Le second juif entendit à demi-mot, s’éloigna du rusé personnage qui pouvait le rendre suspect, et s’approcha d’un air hypocrite du jeune homme qu’il voulait tromper. « Je suis, dit-il en affectant un singulier baragoin, je suis un pauvre matelot qui revient des Indes. Le besoin d’argent et l’envie extrême de regagner la Provence de mon pays, me forcent de vendre ce jonc, le seul bien qui me reste après mes folles dépenses et le voyage de long cours que j’avais entrepris. Vous aurez ce jet superbe pour la somme modique de trois louis ; ce n’est pas la moitié de sa valeur, car il a plus de trente pouces. » Séduit par le discours du fourbe, et tenté par la vue de la canne, l’officier offrit jusqu’à trente-six francs, qu’on n’hésita de prendre que jusqu’à ce qu’on fut sûr qu’il n’y avait pas moyen de lui escroquer davantage. Les deux juifs partagèrent fidèlement.
Melchisédech garda la canne qu’il tenait de son confrère, et voici l’aventure qu’elle lui attira. Il était le soir du même jour dans un café sur le boulevard, lorsqu’il vit entrer le jeune officier, qui paraissait tout fier d’avoir un jet de trente pouces. Le militaire n’eut pas plutôt aperçu la canne du juif, qu’en la méprisant, il lui montra la sienne, et lui dit d’en estimer la valeur. L’israélite répondit qu’elle pouvait lui avoir coûté cinq louis, et lui proposa de troquer, vu que la sienne avait deux pouces de plus. Le jeune étourdi se laissa persuader de faire le troc, et donna douze francs de retour.
Le juif aurait dû se retirer après cela, mais il s’amusa à boire un verre de liqueur.
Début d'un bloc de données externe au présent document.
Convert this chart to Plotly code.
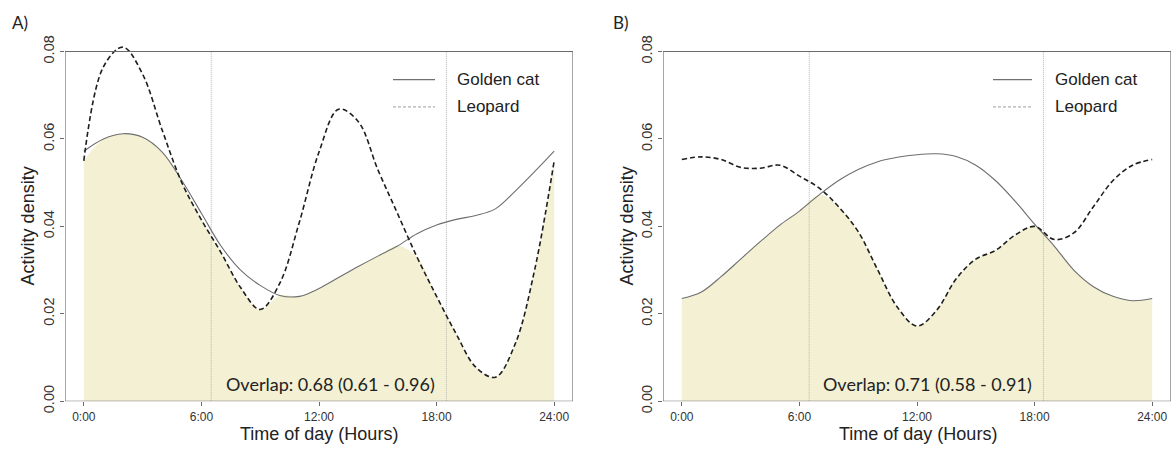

Tandis qu’il se délectait imprudemment, le militaire voulant s’appuyer trop fortement sur sa canne, eut la mortification de la voir se partager en deux. Furieux d’avoir été pris pour dupe, il sauta sur Melchisédech et lui appliqua maintes gourmades, en le traitant de coquin, de voleur. Le juif ne perdit point la tête ; il se saisit de la canne qu’il venait d’avoir en troc, et la cassant par la moitié, il fit voir qu’elle était entée, et que par conséquent il avait aussi été pris pour dupe. L’officier, très confus, craignit de passer pour un autre fripon, et laissa l’israélite se retirer tranquillement. »

Quelques commentaires. « Entées », en parlant des cannes, signifie qu’elles sont composées de deux morceaux rapportés, à la façon de la technique de greffage qui consiste à insérer un scion dans un rameau.

On notera l’emploi des mots « jonc » et « jet » pour désigner la canne, qui devait donc être fabriquée en jonc de Malacca, variété de rotin. Le mot « jet » signifie « roseau des Indes » et on le trouve employé dans ce sens dans le Traité des pêches par E. J. BERTRAND en 1776, à propos des cannes à pêche (« ces perches sont encore meilleures quand, au lieu de coudrier, on se sert, pour faire la canne, de jet ou roseau des Indes. »). Quant à la mesure de trente pouces, elle équivaut à environ 81 cm, un pouce mesurant 2, 7 cm.